Records with drawing code
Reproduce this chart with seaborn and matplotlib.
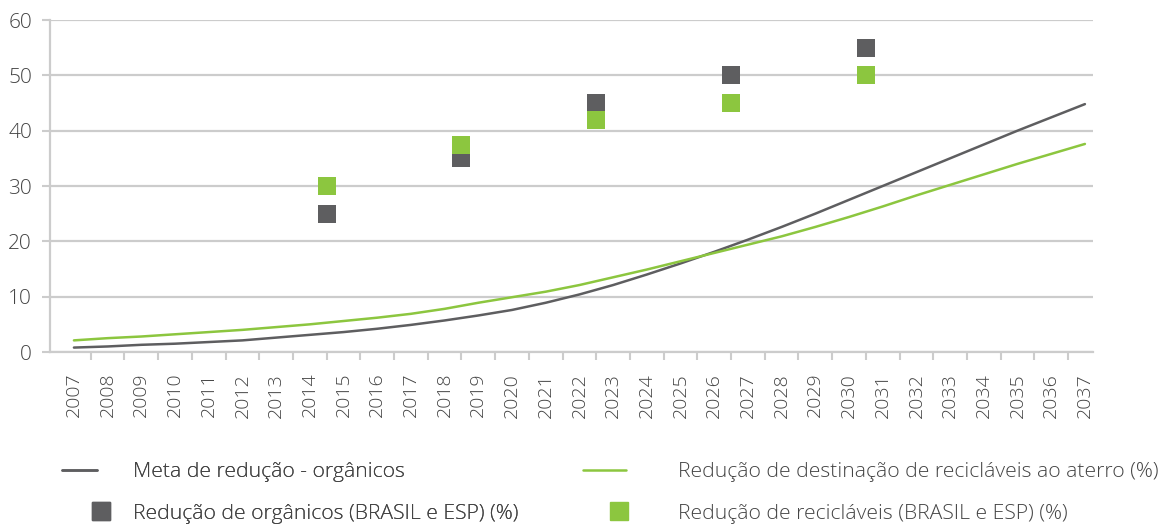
import numpy as np
import pandas as pd
import matplotlib
matplotlib.use("Agg")
import matplotlib.pyplot as plt
from matplotlib.lines import Line2D
from matplotlib.legend_handler import HandlerLine2D
import seaborn as sns

# Anos do horizonte de planejamento
anos = list(range(2007, 2038))

# Meta de redução - orgânicos (%)
meta_organicos = [0.8, 1.0, 1.3, 1.5, 1.8, 2.1, 2.6, 3.1, 3.6, 4.2,
                  4.9, 5.7, 6.6, 7.6, 8.9, 10.4, 12.1, 14.0, 16.0, 18.1,
                  20.3, 22.6, 25.0, 27.5, 30.0, 32.5, 35.0, 37.5, 40.0, 42.4,
                  44.8]

# Redução de destinação de recicláveis ao aterro (%)
meta_reciclaveis = [2.1, 2.5, 2.8, 3.2, 3.6, 4.0, 4.5, 5.0, 5.6, 6.2,
                    6.9, 7.8, 8.9, 9.9, 10.9, 12.1, 13.5, 14.9, 16.4, 17.9,
                    19.4, 20.9, 22.6, 24.4, 26.3, 28.3, 30.2, 32.1, 34.0, 35.8,
                    37.6]

# Metas quadrienais (BRASIL e ESP), marcadas entre os anos de virada
anos_metas = [2014.5, 2018.5, 2022.5, 2026.5, 2030.5]
reducao_organicos = [25, 35, 45, 50, 55]
reducao_reciclaveis = [30, 37.5, 42, 45, 50]

CINZA = "#5e5e60"
VERDE = "#8cc63f"
GRADE = "#cccccc"
TEXTO = "#444444"

sns.set_theme(style="white")
plt.rcParams["font.family"] = ["Open Sans", "DejaVu Sans"]
plt.rcParams["font.weight"] = "light"

fig = plt.figure(figsize=(11.63, 5.27), dpi=100)
ax = fig.add_axes([50 / 1163, 1 - 352 / 527, (1093 - 50) / 1163, (352 - 20) / 527])

linhas = pd.DataFrame({"ano": anos, "org": meta_organicos, "rec": meta_reciclaveis})
metas = pd.DataFrame({"ano": anos_metas, "org": reducao_organicos, "rec": reducao_reciclaveis})

sns.lineplot(data=linhas, x="ano", y="org", ax=ax, color=CINZA, linewidth=1.8, zorder=3)
sns.lineplot(data=linhas, x="ano", y="rec", ax=ax, color=VERDE, linewidth=1.8, zorder=3)
sns.scatterplot(data=metas, x="ano", y="org", ax=ax, color=CINZA, marker="s",
                s=185, linewidth=0, zorder=4)
sns.scatterplot(data=metas, x="ano", y="rec", ax=ax, color=VERDE, marker="s",
                s=185, linewidth=0, zorder=5)

ax.set_xlim(2006.29, 2037.24)
ax.set_ylim(0, 60)
ax.set_xlabel("")
ax.set_ylabel("")

ax.set_yticks(range(0, 61, 10))
ax.yaxis.grid(True, color=GRADE, linewidth=1.6)
ax.set_axisbelow(True)
ax.tick_params(axis="y", which="major", left=True, length=6, width=1.5, color=GRADE,
               pad=7, labelsize=15, labelcolor=TEXTO)

ax.set_xticks(anos)
ax.set_xticklabels([str(a) for a in anos], rotation=90)
ax.set_xticks(np.arange(2007.5, 2037, 1.0), minor=True)
ax.tick_params(axis="x", which="major", bottom=True, length=0, pad=15,
               labelsize=14, labelcolor=TEXTO)
ax.tick_params(axis="x", which="minor", bottom=True, length=6, width=1.5, color=GRADE)

for lado in ["top", "right"]:
    ax.spines[lado].set_visible(False)
for lado in ["left", "bottom"]:
    ax.spines[lado].set_color(GRADE)
    ax.spines[lado].set_linewidth(1.6)

for rotulo in ax.get_xticklabels() + ax.get_yticklabels():
    rotulo.set_fontweight("light")

FS_LEG = 15.2
estilo_leg = dict(frameon=False, loc="upper left", fontsize=FS_LEG,
                  labelspacing=1.03, borderaxespad=0, borderpad=0, labelcolor=TEXTO)

quad_cinza = Line2D([], [], color=CINZA, marker="s", markersize=12.5, linestyle="none")
quad_verde = Line2D([], [], color=VERDE, marker="s", markersize=12.5, linestyle="none")

leg1 = fig.legend(
    handles=[Line2D([], [], color=CINZA, linewidth=1.8), quad_cinza],
    labels=["Meta de redução - orgânicos", "Redução de orgânicos (BRASIL e ESP) (%)"],
    bbox_to_anchor=(62 / 1163, 1 - 462 / 527), handlelength=1.67, handletextpad=1.71,
    handler_map={quad_cinza: HandlerLine2D(xpad=2.05)}, **estilo_leg)
fig.add_artist(leg1)

fig.legend(
    handles=[Line2D([], [], color=VERDE, linewidth=1.8), quad_verde],
    labels=["Redução de destinação de recicláveis ao aterro (%)",
            "Redução de recicláveis (BRASIL e ESP) (%)"],
    bbox_to_anchor=(583 / 1163, 1 - 462 / 527), handlelength=2.05, handletextpad=2.43,
    handler_map={quad_verde: HandlerLine2D(xpad=1.33)}, **estilo_leg)

fig.savefig("out.png", dpi=100)
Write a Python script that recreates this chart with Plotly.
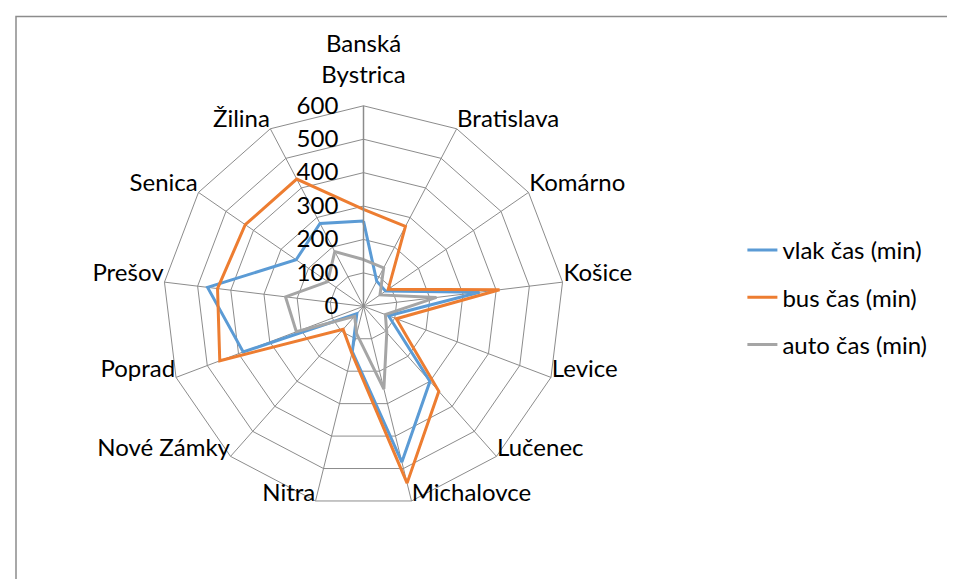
#!/usr/bin/env python3
"""Radar chart of travel times by train, bus and car."""

import plotly.graph_objects as go

categories = [
    "Banská Bystrica", "Bratislava", "Komárno", "Košice", "Levice", "Lučenec",
    "Michalovce", "Nitra", "Nové Zámky", "Poprad", "Prešov", "Senica", "Žilina",
]
tick_labels = [
    "Banská<br>Bystrica", "Bratislava", "Komárno", "Košice", "Levice", "Lučenec",
    "Michalovce", "Nitra", "Nové Zámky", "Poprad", "Prešov", "Senica", "Žilina",
]
vlak = [255, 85, 80, 350, 80, 300, 480, 140, 30, 385, 470, 245, 280]
bus = [290, 270, 90, 410, 105, 340, 545, 145, 92, 460, 440, 430, 430]
auto = [140, 130, 60, 220, 70, 105, 255, 85, 40, 215, 235, 130, 185]

series = [
    ("vlak čas (min)", vlak, "#5B9BD5"),
    ("bus čas (min)", bus, "#ED7D31"),
    ("auto čas (min)", auto, "#A5A5A5"),
]

FONT = "Lato"
FS = 24
GRID = "#8c8c8c"
RMAX = 600
RLAB = 700  # radial range of the overlay that carries the category labels

fig = go.Figure()
for i, (name, vals, color) in enumerate(series):
    fig.add_trace(go.Scatterpolar(
        r=vals + vals[:1],
        theta=categories + categories[:1],
        mode="lines",
        name=name,
        legendgroup=f"g{i}",
        line=dict(color=color, width=3),
    ))

# category labels just outside the outer ring, Excel-style
label_pos = []
label_r = []
for i in range(len(categories)):
    if i == 0:
        label_pos.append("top center")
        label_r.append(650)
    elif i <= 6:
        label_pos.append("middle right")
        label_r.append(622)
    else:
        label_pos.append("middle left")
        label_r.append(622)

fig.add_trace(go.Scatterpolar(
    r=label_r,
    theta=categories,
    mode="text",
    text=tick_labels,
    textposition=label_pos,
    textfont=dict(family=FONT, size=FS, color="black"),
    cliponaxis=False,
    showlegend=False,
    hoverinfo="skip",
    subplot="polar2",
))

# target: center (362.7, 298.3) px, radius ~193 px (empirically corrected)
cx, cy, rad = 355.5, 579 - 298.3, 200.5
rad2 = rad * RLAB / RMAX * 0.969
cy2 = cy + 7


def dom(x0, y0, r):
    return dict(x=[(x0 - r) / 955, (x0 + r) / 955],
                y=[(y0 - r) / 579, (y0 + r) / 579])


ang_common = dict(
    rotation=90,
    direction="clockwise",
    type="category",
    categoryarray=categories,
)

fig.update_layout(
    width=955,
    height=579,
    margin=dict(l=0, r=0, t=0, b=0),
    paper_bgcolor="white",
    font=dict(family=FONT, size=FS, color="black"),
    polar=dict(
        domain=dom(cx, cy, rad),
        bgcolor="white",
        gridshape="linear",
        angularaxis=dict(
            **ang_common,
            showticklabels=False,
            showline=True,
            linecolor=GRID,
            linewidth=1,
            gridcolor=GRID,
            gridwidth=1,
            ticks="",
        ),
        radialaxis=dict(
            range=[0, RMAX],
            dtick=100,
            angle=90,
            tickangle=90,
            side="counterclockwise",
            showline=True,
            linecolor=GRID,
            linewidth=1.5,
            gridcolor=GRID,
            gridwidth=1,
            ticks="outside",
            ticklen=16,
            tickcolor="rgba(0,0,0,0)",
            tickfont=dict(family=FONT, size=FS),
        ),
    ),
    polar2=dict(
        domain=dom(cx, cy2, rad2),
        bgcolor="rgba(0,0,0,0)",
        gridshape="linear",
        angularaxis=dict(**ang_common, visible=False),
        radialaxis=dict(range=[0, RLAB], visible=False),
    ),
    legend=dict(
        x=0.769,
        y=0.50,
        yanchor="middle",
        font=dict(family=FONT, size=FS),
        tracegroupgap=13,
        traceorder="grouped",
        bgcolor="rgba(0,0,0,0)",
    ),
    shapes=[dict(
        type="rect", xref="paper", yref="paper",
        x0=8 / 955, y0=-0.1, x1=1.1, y1=1 - 8.5 / 579,
        line=dict(color=GRID, width=1.5),
    )],
)

fig.write_html("out.html")
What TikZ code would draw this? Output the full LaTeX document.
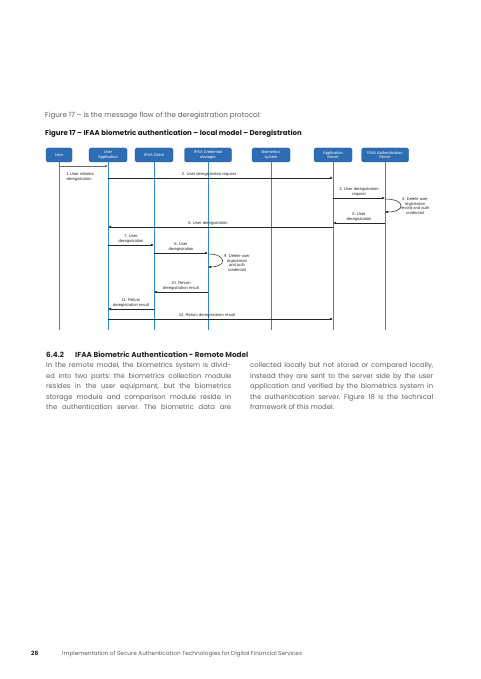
\documentclass[tikz,border=0pt]{standalone}
\usepackage{fontspec}
\setmainfont{Poppins}
\newfontfamily\dfont{Liberation Sans}
\usetikzlibrary{arrows.meta,calc}
\definecolor{boxblue}{RGB}{46,109,180}
\definecolor{lifeblue}{RGB}{52,136,204}
\definecolor{bodygray}{RGB}{95,95,95}
\definecolor{headdark}{RGB}{40,40,40}
\frenchspacing
\begin{document}
\begin{tikzpicture}[x=1pt,y=-1pt,
  actor/.style={draw=boxblue!80!black, line width=0.3pt, fill=boxblue, rounded corners=1.5pt,
    minimum height=14pt, inner sep=0.5pt, align=center, text=white,
    font=\dfont\fontsize{4}{4.6}\selectfont},
  life/.style={draw=lifeblue, line width=0.9pt},
  msg/.style={draw=black!85, line width=0.5pt, -{Latex[length=3pt,width=2.6pt]}},
  lbl/.style={font=\dfont\fontsize{4.1}{4.7}\selectfont, inner sep=0.5pt, align=center, text=black!85},
  body/.style={anchor=base west, inner sep=0, text=bodygray, font=\frenchspacing\fontsize{6.8}{8}\selectfont},
  head/.style={anchor=base west, inner sep=0, text=headdark, font=\bfseries\fontsize{7.25}{8}\selectfont},
]
\useasboundingbox (0,0) rectangle (480,679);
\fill[white] (0,0) rectangle (480,679);

% top texts
\node[body, font=\fontsize{7.1}{8}\selectfont] (intro) at (45,117.5) {Figure 17 -- is the message flow of the deregistration protocol:};
\node[anchor=base west, inner sep=0, text=black!90, font=\bfseries\fontsize{7}{8}\selectfont] (cap) at (45,135.5)
  {Figure 17 -- IFAA biometric authentication -- local model -- Deregistration};

% actors
\node[actor, minimum width=26pt] (user) at (59,155) {User};
\node[actor, minimum width=38pt] (uapp) at (108,155) {User\\Application};
\node[actor, minimum width=38pt] (client) at (154,155) {IFAA Client};
\node[actor, minimum width=47pt] (cred) at (208,155) {IFAA Credential\\manager};
\node[actor, minimum width=38pt] (bio) at (271,155) {Biometrics\\system};
\node[actor, minimum width=38pt] (asrv) at (333,155) {Application\\Server};
\node[actor, minimum width=47pt] (auth) at (385,155) {IFAA Authentication\\Server};

% lifelines
\coordinate (lend) at (0,330);
\foreach \a in {user,uapp,client,cred,bio,asrv,auth}
  \draw[life] (\a) -- (\a |- lend);

% message y positions
\coordinate (m1) at (0,166);
\coordinate (m2) at (0,178);
\coordinate (m3) at (0,198);
\coordinate (s4a) at (0,199);
\coordinate (s4b) at (0,212);
\coordinate (m5) at (0,223);
\coordinate (m6) at (0,227);
\coordinate (m7) at (0,245);
\coordinate (m8) at (0,253);
\coordinate (s9a) at (0,254);
\coordinate (s9b) at (0,267);
\coordinate (m10) at (0,292);
\coordinate (m11) at (0,309);
\coordinate (m12) at (0,319);

% messages
\draw[msg, draw=black!60, line width=0.9pt] (user |- m1) -- (uapp |- m1);
\node[lbl, align=left, anchor=north west] (l1) at (66,172) {1.User initiates\\deregistration};

\draw[msg] (uapp |- m2) -- (asrv |- m2);
\node[lbl, anchor=south] (l2) at (209,177) {2. User deregistration request};

\draw[msg] (asrv |- m3) -- (auth |- m3);
\node[lbl, anchor=south] (l3) at (359,197) {3. User deregistration\\request};

\draw[msg] (auth |- s4a) .. controls +(21,0) and +(21,0) .. (auth |- s4b);
\node[lbl] (l4) at (415,206) {4. Delete user\\registration\\record and auth\\credential};

\draw[msg] (auth |- m5) -- (asrv |- m5);
\node[lbl, anchor=south] (l5) at (359,222) {5. User\\deregistration};

\draw[msg] (asrv |- m6) -- (uapp |- m6);
\node[lbl, anchor=south] (l6) at (208,226) {6. User deregistration};

\draw[msg] (uapp |- m7) -- (client |- m7);
\node[lbl, anchor=south] (l7) at (131,244) {7. User\\deregistration};

\draw[msg] (client |- m8) -- (cred |- m8);
\node[lbl, anchor=south] (l8) at (181,252) {8. User\\deregistration};

\draw[msg] (cred |- s9a) .. controls +(19,0) and +(19,0) .. (cred |- s9b);
\node[lbl] (l9) at (237,263) {9. Delete user\\registration\\and auth\\credential};

\draw[msg] (cred |- m10) -- (client |- m10);
\node[lbl, anchor=south] (l10) at (181,291) {10. Return\\deregistration result};

\draw[msg] (client |- m11) -- (uapp |- m11);
\node[lbl, anchor=south] (l11) at (131,308) {11. Return\\deregistration result};

\draw[msg] (uapp |- m12) -- (asrv |- m12);
\node[lbl, anchor=south] (l12) at (207,318) {12. Return deregistration result};

% section heading
\node[head] (secnum) at (46,357) {6.4.2};
\node[head] (sectitle) at (75,357) {IFAA Biometric Authentication - Remote Model};

% left column
\node[body] (a1) at (46,367.8) {\makebox[185pt][s]{In the remote model, the biometrics system is divid-}};
\node[body] (a2) at (46,378.3) {\makebox[185pt][s]{ed into two parts: the biometrics collection module}};
\node[body] (a3) at (46,388.8) {\makebox[185pt][s]{resides in the user equipment, but the biometrics}};
\node[body] (a4) at (46,399.3) {\makebox[185pt][s]{storage module and comparison module reside in}};
\node[body] (a5) at (46,409.8) {\makebox[185pt][s]{the authentication server. The biometric data are}};
% right column
\node[body] (b1) at (250,367.8) {\makebox[183pt][s]{collected locally but not stored or compared locally,}};
\node[body] (b2) at (250,378.3) {\makebox[183pt][s]{instead they are sent to the server side by the user}};
\node[body] (b3) at (250,388.8) {\makebox[183pt][s]{application and verified by the biometrics system in}};
\node[body] (b4) at (250,399.3) {\makebox[183pt][s]{the authentication server. Figure 18 is the technical}};
\node[body] (b5) at (250,409.8) {framework of this model.};

% footer
\node[anchor=base west, inner sep=0, text=headdark, font=\bfseries\fontsize{5.8}{6}\selectfont] (pnum) at (31,655) {28};
\node[anchor=base west, inner sep=0, text=bodygray, font=\fontsize{5.75}{6}\selectfont] (foot) at (62,655)
  {Implementation of Secure Authentication Technologies for Digital Financial Services};
\end{tikzpicture}
\end{document}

Exercise
Leave the pictures out and print, exactly as written, every line from the one holding "What TikZ code" down to the one holding "(\a |- lend);", both of those included.

Task response
What TikZ code would draw this? Output the full LaTeX document.
\documentclass[tikz,border=0pt]{standalone}
\usepackage{fontspec}
\setmainfont{Poppins}
\newfontfamily\dfont{Liberation Sans}
\usetikzlibrary{arrows.meta,calc}
\definecolor{boxblue}{RGB}{46,109,180}
\definecolor{lifeblue}{RGB}{52,136,204}
\definecolor{bodygray}{RGB}{95,95,95}
\definecolor{headdark}{RGB}{40,40,40}
\frenchspacing
\begin{document}
\begin{tikzpicture}[x=1pt,y=-1pt,
  actor/.style={draw=boxblue!80!black, line width=0.3pt, fill=boxblue, rounded corners=1.5pt,
    minimum height=14pt, inner sep=0.5pt, align=center, text=white,
    font=\dfont\fontsize{4}{4.6}\selectfont},
  life/.style={draw=lifeblue, line width=0.9pt},
  msg/.style={draw=black!85, line width=0.5pt, -{Latex[length=3pt,width=2.6pt]}},
  lbl/.style={font=\dfont\fontsize{4.1}{4.7}\selectfont, inner sep=0.5pt, align=center, text=black!85},
  body/.style={anchor=base west, inner sep=0, text=bodygray, font=\frenchspacing\fontsize{6.8}{8}\selectfont},
  head/.style={anchor=base west, inner sep=0, text=headdark, font=\bfseries\fontsize{7.25}{8}\selectfont},
]
\useasboundingbox (0,0) rectangle (480,679);
\fill[white] (0,0) rectangle (480,679);

% top texts
\node[body, font=\fontsize{7.1}{8}\selectfont] (intro) at (45,117.5) {Figure 17 -- is the message flow of the deregistration protocol:};
\node[anchor=base west, inner sep=0, text=black!90, font=\bfseries\fontsize{7}{8}\selectfont] (cap) at (45,135.5)
  {Figure 17 -- IFAA biometric authentication -- local model -- Deregistration};

% actors
\node[actor, minimum width=26pt] (user) at (59,155) {User};
\node[actor, minimum width=38pt] (uapp) at (108,155) {User\\Application};
\node[actor, minimum width=38pt] (client) at (154,155) {IFAA Client};
\node[actor, minimum width=47pt] (cred) at (208,155) {IFAA Credential\\manager};
\node[actor, minimum width=38pt] (bio) at (271,155) {Biometrics\\system};
\node[actor, minimum width=38pt] (asrv) at (333,155) {Application\\Server};
\node[actor, minimum width=47pt] (auth) at (385,155) {IFAA Authentication\\Server};

% lifelines
\coordinate (lend) at (0,330);
\foreach \a in {user,uapp,client,cred,bio,asrv,auth}
  \draw[life] (\a) -- (\a |- lend);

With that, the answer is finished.